I recently watched an interview with Junot Diaz on Slate. He was congenial, if a bit shy and smiled a lot – his shaved head and neat little goatee almost gleaming under the studio lights – this smooth earthy brown cocoa and coffee skin. He almost seemed like too much of a nice guy to have written Brief Wondrous Life.
He read from his book, a chapter way down the line where Oscar’s inevitable fate is meted out – a vignette of thick-necked gangsters and tense car rides out to the cane fields. A scene more at home in a Grand Theft Auto mission than a literary upstart.
Looking back on it though – those brief moments of clichéd violence fit neatly with this complex tale of a Dominican family and the “curse” that’s plagued three generations.
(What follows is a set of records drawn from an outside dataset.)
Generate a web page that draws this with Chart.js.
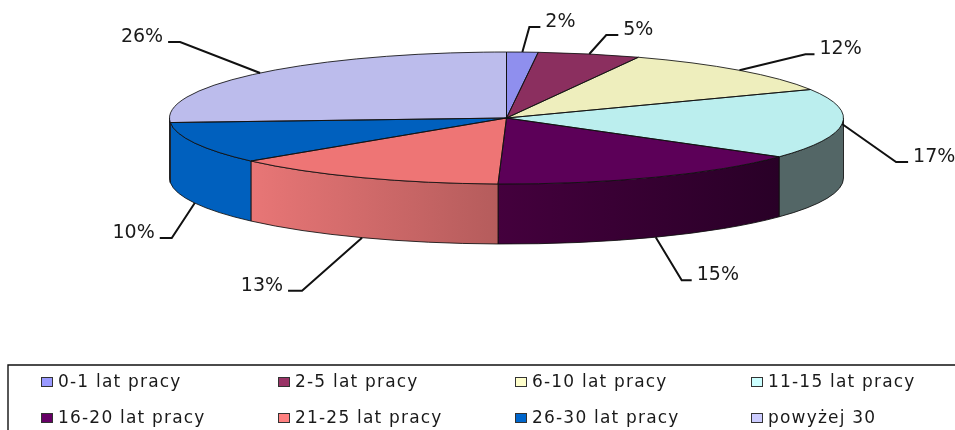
<!DOCTYPE html>
<html>
<head>
<meta charset="utf-8">
<style>
  html, body { margin: 0; padding: 0; background: #fff; }
  #wrap { width: 955px; height: 430px; }
</style>
</head>
<body>
<div id="wrap"><canvas id="pieChart" width="955" height="430"></canvas></div>
<script src="https://cdn.jsdelivr.net/npm/chart.js@4"></script>
<script>
// Slice values (labels show them rounded)
const categories = ['0-1 lat pracy', '2-5 lat pracy', '6-10 lat pracy', '11-15 lat pracy', '16-20 lat pracy', '21-25 lat pracy', '26-30 lat pracy', 'powyżej 30'];
const shares = [1.5, 4.9, 11.5, 17.1, 15.4, 13.3, 10.2, 26.1];

// Colours
const topColors = ['#8f8fee', '#8b2f5f', '#eeeebd', '#bbeeee', '#5c0058', '#ee7575', '#0060be', '#bcbcec'];
const legendColors = ['#9999ff', '#993366', '#ffffcc', '#ccffff', '#660066', '#ff8080', '#0066cc', '#ccccff'];
const wallColors = [
    ['#6a6ab0', '#6a6ab0'], ['#66234a', '#66234a'], ['#b0b08c', '#b0b08c'], ['#536666', '#536666'],
    ['#44003d', '#290027'], ['#e87676', '#b55c5c'], ['#0060be', '#0060be'], ['#8a8aae', '#8a8aae']
];

// Leader line shape per slice: elbow offset from the rim and length of the flat run
const leaderElbowX = [7, 17, 66, 54, 26, -60, -23, -80];
const leaderElbowY = [-25, -19, -16, 38, 43, 53, 35, -31];
const leaderRun = [11, 12, 9, 12, 10, -14, -12, -12];

// Pie geometry
const radiusX = 337;
const radiusY = 66;
const depth = 60;
const squash = radiusY / radiusX;

// Point on the top ellipse for a chart.js arc angle
function rimPoint(cx, cy, angle) {
    return { x: cx + radiusX * Math.cos(angle), y: cy + radiusY * Math.sin(angle) };
}

const pie3d = {
    id: 'pie3d',
    // Side walls go under the slices
    beforeDatasetsDraw(chart) {
        const ctx = chart.ctx;
        const arcs = chart.getDatasetMeta(0).data;
        const cx = arcs[0].x, cy = arcs[0].y;
        arcs.forEach((arc, i) => {
            const from = Math.max(arc.startAngle, 0);
            const to = Math.min(arc.endAngle, Math.PI);
            if (to <= from) return;
            const a = rimPoint(cx, cy, from);
            const b = rimPoint(cx, cy, to);
            const gradient = ctx.createLinearGradient(b.x, 0, a.x, 0);
            gradient.addColorStop(0, wallColors[i][0]);
            gradient.addColorStop(1, wallColors[i][1]);
            ctx.beginPath();
            ctx.ellipse(cx, cy, radiusX, radiusY, 0, from, to);
            ctx.lineTo(b.x, b.y + depth);
            ctx.ellipse(cx, cy + depth, radiusX, radiusY, 0, to, from, true);
            ctx.closePath();
            ctx.fillStyle = gradient;
            ctx.fill();
            ctx.strokeStyle = 'rgba(15, 15, 15, 0.85)';
            ctx.lineWidth = 1;
            ctx.stroke();
        });
        // Squash the arcs into an ellipse while the library draws them
        ctx.save();
        ctx.translate(cx, cy);
        ctx.scale(1, squash);
        ctx.translate(-cx, -cy);
    },
    afterDatasetsDraw(chart) {
        const ctx = chart.ctx;
        ctx.restore();
        const arcs = chart.getDatasetMeta(0).data;
        const cx = arcs[0].x, cy = arcs[0].y;

        // Slice outlines, drawn unsquashed so the line width stays even
        arcs.forEach(arc => {
            ctx.beginPath();
            ctx.moveTo(cx, cy);
            ctx.ellipse(cx, cy, radiusX, radiusY, 0, arc.startAngle, arc.endAngle);
            ctx.closePath();
            ctx.strokeStyle = 'rgba(15, 15, 15, 0.85)';
            ctx.lineWidth = 1;
            ctx.stroke();
        });

        // Leader lines and percent labels
        ctx.font = '19px "DejaVu Sans"';
        ctx.textBaseline = 'middle';
        arcs.forEach((arc, i) => {
            const mid = (arc.startAngle + arc.endAngle) / 2;
            const start = rimPoint(cx, cy, mid);
            if (Math.sin(mid) > 0.2) start.y += depth;
            const elbowX = start.x + leaderElbowX[i];
            const elbowY = start.y + leaderElbowY[i];
            const endX = elbowX + leaderRun[i];
            ctx.beginPath();
            ctx.moveTo(start.x, start.y);
            ctx.lineTo(elbowX, elbowY);
            ctx.lineTo(endX, elbowY);
            ctx.strokeStyle = '#111';
            ctx.lineWidth = 2;
            ctx.stroke();
            ctx.fillStyle = '#1a1a1a';
            ctx.textAlign = leaderRun[i] > 0 ? 'left' : 'right';
            ctx.fillText(Math.round(shares[i]) + '%', endX + (leaderRun[i] > 0 ? 5 : -5), elbowY - 5);
        });
    }
};

// Legend box with fixed columns, running off the right and bottom of the picture
const legendBox = {
    id: 'legendBox',
    afterDraw(chart) {
        const ctx = chart.ctx;
        const columns = [41, 278, 515, 751];
        const rows = [382, 418];
        ctx.save();
        ctx.beginPath();
        ctx.moveTo(8, 430);
        ctx.lineTo(8, 365);
        ctx.lineTo(955, 365);
        ctx.strokeStyle = '#111';
        ctx.lineWidth = 1.4;
        ctx.stroke();
        ctx.font = '17px "DejaVu Sans"';
        ctx.letterSpacing = '1.2px';
        ctx.textBaseline = 'middle';
        ctx.textAlign = 'left';
        categories.forEach((name, i) => {
            const x = columns[i % 4];
            const y = rows[Math.floor(i / 4)];
            ctx.fillStyle = legendColors[i];
            ctx.fillRect(x, y - 5, 12, 10);
            ctx.strokeStyle = '#333';
            ctx.lineWidth = 1;
            ctx.strokeRect(x + 0.5, y - 4.5, 11, 9);
            ctx.fillStyle = '#1a1a1a';
            ctx.fillText(name, x + 17, y + 1);
        });
        ctx.restore();
    }
};

const ctx = document.getElementById('pieChart').getContext('2d');
const pieChart = new Chart(ctx, {
    type: 'pie',
    data: {
        labels: categories,
        datasets: [{
            data: shares,
            backgroundColor: topColors,
            borderWidth: 0,
            radius: radiusX,
            clip: false
        }]
    },
    options: {
        responsive: false,
        animation: false,
        // Pie centre sits at the middle of this area
        layout: { padding: { left: 58, bottom: 194 } },
        plugins: {
            legend: { display: false },
            tooltip: { enabled: false }
        }
    },
    plugins: [pie3d, legendBox]
});
</script>
</body>
</html>
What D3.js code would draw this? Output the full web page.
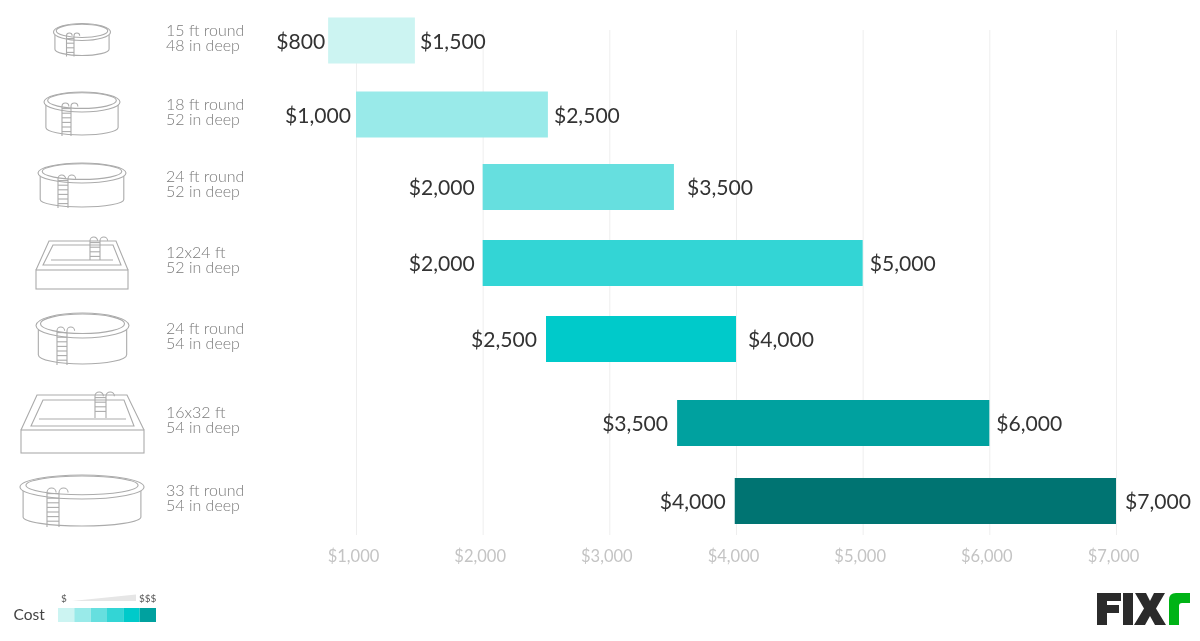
<!DOCTYPE html>
<html>
<head>
<meta charset="utf-8">
<script src="https://cdn.jsdelivr.net/npm/d3@7"></script>
<style>
  html, body { margin: 0; padding: 0; background: #fff; }
  svg { display: block; will-change: transform; }
  text { font-family: Lato, "Open Sans", sans-serif; }
</style>
</head>
<body>
<div id="chart"></div>
<script>
// chart data

var sizes = ["15 ft round", "18 ft round", "24 ft round", "12x24 ft", "24 ft round", "16x32 ft", "33 ft round"];
var depths = ["48 in deep", "52 in deep", "52 in deep", "52 in deep", "54 in deep", "54 in deep", "54 in deep"];
var lows = [780, 1000, 2000, 2000, 2500, 3535, 3990];
var highs = [1465, 2515, 3510, 5000, 4000, 6000, 7000];
var lowLabels = ["$800", "$1,000", "$2,000", "$2,000", "$2,500", "$3,500", "$4,000"];
var highLabels = ["$1,500", "$2,500", "$3,500", "$5,000", "$4,000", "$6,000", "$7,000"];
var ticks = [1000, 2000, 3000, 4000, 5000, 6000, 7000];
var barColors = ["#ccf4f2", "#99eae9", "#66dfdf", "#33d5d5", "#00caca", "#00a19f", "#007472"];
var legendColors = ["#ccf4f2", "#99eae9", "#66dfdf", "#33d5d5", "#00caca", "#00a19f"];

// initial settings

var svgWidth = 1200;
var svgHeight = 641;
var rows = d3.range(sizes.length);

var svg = d3.select("#chart")
  .append("svg")
  .attr("width", svgWidth)
  .attr("height", svgHeight);

// scales

var xline = d3.scaleLinear().domain([1000, 7000]).range([356, 1116]);

// rows in the original are not evenly spaced
var yline = d3.scaleOrdinal().domain(rows).range([40.5, 114.5, 187, 263, 339, 423, 501]);
var nameY = d3.scaleOrdinal().domain(rows).range([36, 110, 182, 258, 334, 418, 496]);
var barHeight = 46;

// gaps between bar ends and their labels
var lowGap = d3.scaleOrdinal().domain(rows).range([3, 5, 8, 8, 9, 9, 9]);
var highGap = d3.scaleOrdinal().domain(rows).range([5, 6, 13, 7, 12, 7, 9]);

// axis with grid lines

var axis = svg.append("g")
  .attr("transform", "translate(0, 535)")
  .call(d3.axisBottom(xline)
    .tickValues(ticks)
    .tickFormat(d3.format("$,"))
    .tickSize(-505)
    .tickPadding(15));

axis.select(".domain").remove();
axis.selectAll("line").attr("stroke", "#eeeeee").attr("stroke-width", 1);
axis.selectAll("text")
  .attr("fill", "#c4c4c4")
  .attr("dx", -3)
  .style("font-size", "16.5px");

// bars

svg.selectAll(".bar")
  .data(rows)
  .enter()
  .append("rect")
  .attr("class", "bar")
  .attr("x", d => xline(lows[d]))
  .attr("y", d => yline(d) - barHeight / 2)
  .attr("width", d => xline(highs[d]) - xline(lows[d]))
  .attr("height", barHeight)
  .attr("fill", d => barColors[d]);

// bar labels

svg.selectAll(".low")
  .data(rows)
  .enter()
  .append("text")
  .attr("class", "low")
  .attr("x", d => xline(lows[d]) - lowGap(d))
  .attr("y", d => yline(d) + 1)
  .attr("dy", "0.35em")
  .attr("text-anchor", "end")
  .attr("fill", "#333333")
  .style("font-size", "21.1px")
  .text(d => lowLabels[d]);

svg.selectAll(".high")
  .data(rows)
  .enter()
  .append("text")
  .attr("class", "high")
  .attr("x", d => xline(highs[d]) + highGap(d))
  .attr("y", d => yline(d) + 1)
  .attr("dy", "0.35em")
  .attr("fill", "#333333")
  .style("font-size", "21.1px")
  .text(d => highLabels[d]);

// size and depth labels

var names = svg.selectAll(".name")
  .data(rows)
  .enter()
  .append("text")
  .attr("class", "name")
  .attr("fill", "#7a7a7a")
  .style("font-size", "16px")
  .style("font-weight", 300);

names.append("tspan")
  .attr("x", 166)
  .attr("y", d => nameY(d))
  .text(d => sizes[d]);

names.append("tspan")
  .attr("x", 166)
  .attr("y", d => nameY(d) + 14.5)
  .text(d => depths[d]);

// pool icons

var icons = svg.append("g")
  .attr("fill", "none")
  .attr("stroke", "#ababab")
  .attr("stroke-width", 1.1);

function ladder(lx, lw, top, bottom) {
  var g = icons.append("g");
  var r = lw * 0.38;
  g.append("path")
    .attr("d", `M${lx},${bottom} V${top + r} a${r},${r} 0 0 1 ${2 * r},0
      M${lx + lw},${bottom} V${top + r} a${r},${r} 0 0 1 ${2 * r},0`);
  var steps = Math.floor((bottom - top - 4) / 4.6);
  for (var i = 1; i <= steps; i++) {
    var sy = top + 1 + i * 4.6;
    g.append("line").attr("x1", lx).attr("x2", lx + lw).attr("y1", sy).attr("y2", sy);
  }
}

function roundPool(cx, cy, rx, ry, h, lx, lw, ltop) {
  var inset = rx * 0.06;
  var side = rx * 0.95;
  var arc = ry * 0.75;
  // body
  icons.append("path")
    .attr("d", `M${cx - side},${cy + 3} V${cy + h - arc}
      A${side},${arc} 0 0 0 ${cx + side},${cy + h - arc} V${cy + 3}`);
  // rim
  icons.append("ellipse").attr("fill", "#fff")
    .attr("cx", cx).attr("cy", cy).attr("rx", rx).attr("ry", ry);
  // inner wall, shifted up a little
  icons.append("ellipse")
    .attr("cx", cx).attr("cy", cy - ry * 0.14).attr("rx", rx - inset * 1.6).attr("ry", ry * 0.78);
  ladder(lx, lw, ltop, cy + h + 1);
}

function rectPool(x0, x1, rimY, bottom, tx0, tx1, topY, ix0, ix1, iy, fx0, fx1, fy, inY, inIn, lx, lw, ltop, lbottom) {
  icons.append("rect").attr("x", x0).attr("y", rimY).attr("width", x1 - x0).attr("height", bottom - rimY);
  // outer deck
  icons.append("path").attr("d", `M${x0},${rimY} L${tx0},${topY} H${tx1} L${x1},${rimY}`);
  // water line
  icons.append("path").attr("d", `M${fx0},${fy} L${ix0},${iy} H${ix1} L${fx1},${fy} Z`);
  icons.append("line").attr("x1", fx0 + inIn).attr("x2", fx1 - inIn).attr("y1", inY).attr("y2", inY);
  ladder(lx, lw, ltop, lbottom);
}

roundPool(82, 32, 28.5, 8.5, 23.5, 66.5, 7.5, 33);
roundPool(82, 102, 38, 10, 33, 62, 9, 103);
roundPool(82, 173, 44, 10, 34, 58, 10, 175);
rectPool(36, 128, 270, 289, 49, 116, 241, 53, 113, 245, 43, 121, 265, 260, 8, 90, 10, 237, 260);
roundPool(82.5, 325.5, 46.5, 12.5, 38.5, 57, 10, 327);
rectPool(21, 144, 430, 453, 37, 127, 395, 43, 124, 400, 31, 134, 426, 419, 8, 95, 11, 392, 418);
roundPool(82, 487, 62, 12, 39, 47, 12, 488);

// cost legend

var legendX = d3.scaleBand().domain(d3.range(legendColors.length)).range([58, 156]);

svg.selectAll(".swatch")
  .data(legendColors)
  .enter()
  .append("rect")
  .attr("class", "swatch")
  .attr("x", (d, i) => legendX(i))
  .attr("y", 608)
  .attr("width", legendX.bandwidth())
  .attr("height", 14)
  .attr("fill", d => d);

svg.append("path")
  .attr("d", "M72,601 L136,594.5 V601 Z")
  .attr("fill", "#e6e6e6");

svg.append("text").attr("x", 13.5).attr("y", 620).attr("fill", "#444444").style("font-size", "15.5px").text("Cost");
svg.append("text").attr("x", 61).attr("y", 602).attr("fill", "#555555").style("font-size", "10px").text("$");
svg.append("text").attr("x", 139).attr("y", 602).attr("fill", "#555555").style("font-size", "10px").text("$$$");

// logo

var logo = svg.append("g").attr("transform", "translate(1097, 593)");
logo.append("path").attr("fill", "#2b2b2b")
  .attr("d", "M0,0 H24 V8 H10 V12 H22 V20 H10 V32 H0 Z M26,0 H36 V32 H26 Z M38,0 H49 L53,8 L57,0 H68 L59,15.5 L69,32 H58 L53,23 L48,32 H37 L47,15.5 Z");
logo.append("path").attr("fill", "#00b316")
  .attr("d", "M72,32 V7 Q72,0 79,0 H93 V10 H85 Q82,10 82,13 V32 Z");
</script>
</body>
</html>
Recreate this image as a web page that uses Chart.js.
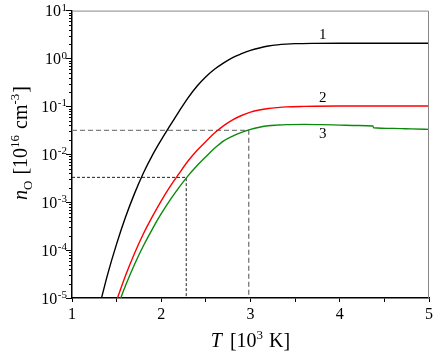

But before we get there we start with Oscar himself: overweight, nerdy, one of those stereotyped characters that patronize comic cons, live action role playing, collect Warhammer miniatures and Dungeons and Dragons tomes. There are a few hilarious episodes with Oscar, his “cool” roommate Yunior (the narrator) and his misadventures with the finer sex.
But the majority of the novel is dedicated to the story of Oscar’s mother. As a girl she is orphaned following the torture and imprisonment of her father (and subsequent insanity of her grieving mother) by the insatiably sadistic Dark Lord and Dictator of the Dominican Republic – El Jeffe – Trujillo. The tyrant casts a long shadow across the entire book, and all three generations feel his vengeful and petty wrath in myriad ways.
Diaz’s brilliance is how he reveals this history of Hispaniola through the language and verbiage of 1980s nerd culture – comic books, fantasy novels (especially Tolkien), and role playing games.
By painting Trujillo as Sauron and his chief goons and torturers as Nazgul, Diaz has given the entire sad history of D.R a sort of narrative lightness, a sense of destiny, and all the bloodshed and repression becomes part of a mythical narrative infused with the spirit of the people.
This presents a rather interesting reading experience. I was more versed in the lexicon of the Dungeon Master’s Guide and the Silmarillion than the colloquial Spanish slang littered throughout the narrative. Other readers probably have the opposite background. It created a somewhat lopsided and unique experience. But it does illustrate how literature and narrative is an interactive art form – the author may transcribe his thoughts into text but the reader must take it in and translate.
Diaz is a wonderful and inventive writer. This is his first published novel and a few of his tricks and trendy techniques felt a little gimmicky and pretentious. But this was a fascinating and engaging novel, and a fast read as well. Well deserving of the Pulitzer last year.